Tony Fairhead, Executive Director of Childhood Food Solutions, says, “These questions were asked in a way that allowed respondents to answer confidentially, without fear of repercussion, thus giving us a true picture of what is happening. Face-to-face, parents and guardians cannot admit to running out of food for fear their children will be placed in foster care. They simply hope they won’t run out of food next month.”
Food insecurity is closely linked to income. More than 6 in 10 adults earning 100% or less of the Federal Poverty Guidelines (FPG)1 have experienced
food insecurity in the past year, compared with 4 in 10 adults earning 100% to 200% FPG and 1 in 10 earning more than 200% FPG. Adds Fairhead, “And more than half of those in poverty said that at some point in the past year the food they had didn’t last and they didn’t have money to get more. That translates to more than 100,000 of our neighbors. For those with children, the worst days are non-school days when their food has to stretch to replace school meals.”
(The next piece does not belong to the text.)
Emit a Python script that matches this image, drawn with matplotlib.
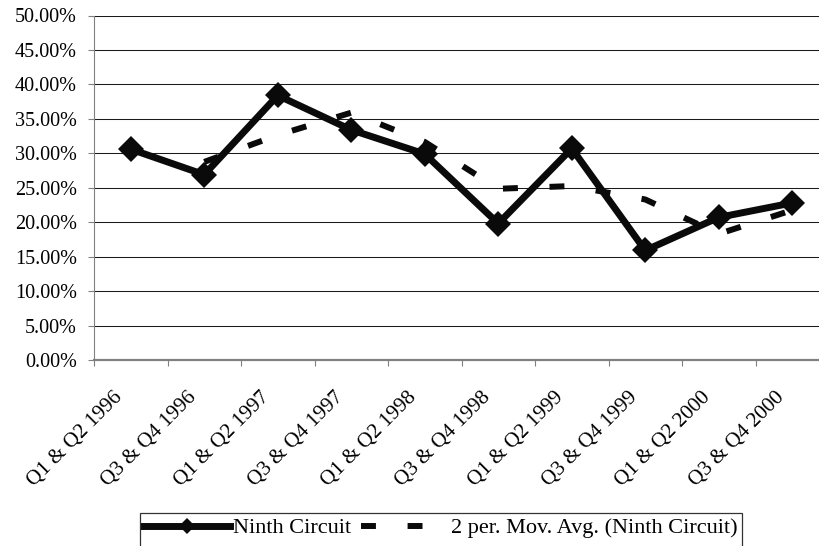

The percentage of adults who are food insecure is higher in certain areas within the region. About 3 in 10 adults living in the city of Cincinnati, Kentucky counties and rural Indiana are likely to be food insecure. This compares with 2 in 10 adults in Hamilton County suburbs, suburban Ohio counties and rural Ohio counties.
Adults ages 65 and older are less likely than those younger than 65 to experience food insecurity. Nearly 3 in 10 adults younger than 65 answered yes to one or both questions, compared with fewer than 2 in 10 adults ages 65 and older.
African American adults are nearly twice as likely as White adults to have experienced food insecurity in the last year.
More information about Greater Cincinnati adults’ food insecurity, and other topics, is available online at www.interactforhealth.org/community-healthstatus-survey.
The 2017 Community Health Status Survey (CHSS) was conducted by the Institute for Policy Research at the University of Cincinnati for Interact for Health. A total of 4,261 randomly selected adults residing in eight Ohio counties, nine Kentucky counties, and five Indiana counties were interviewed by telephone between August 10, 2016, and March 8, 2017. This included 1,906 landline interviews and 2,355 cell phone interviews. The potential sampling error for the overall survey data is ±1.5%. For more information about the CHSS and a list of community partners, please visit www.interactforhealth.org/community-healthstatus-survey.
Interact for Health builds healthy communities for all people. We serve as a catalyst for health and wellness by promoting healthy living through grants, education, research, policy and engagement. Interact for Health is an independent foundation that serves 20 counties in Ohio, Kentucky and Indiana. More information is available on our website, www.interactforhealth.org.
The mission of Childhood Food Solutions (CFS) is to develop solutions for childhood food insecurity. This CHSS survey confirms the enormous magnitude of hunger in our region. For more than 8 years, CFS has been working to end food insecurity in one low-income Cincinnati ZIP code. CFS gets food into the hands of children to carry them over their non-school days. “Thank you” notes confirm that children share their food with their families so CFS began to provide more “filling” groceries that will stand the best chance of lasting through tough times like the long school breaks — winter, spring and summer. Find us on the web at www.kidsfed.org.
1. In 2015, 100% of the Federal Poverty Guidelines was $24,250 for a family of four; 200% FPG was $48,500.
Interact for Health regularly conducts research and collects data in order to monitor and evaluate our region’s health status and to measure public opinions about health policy.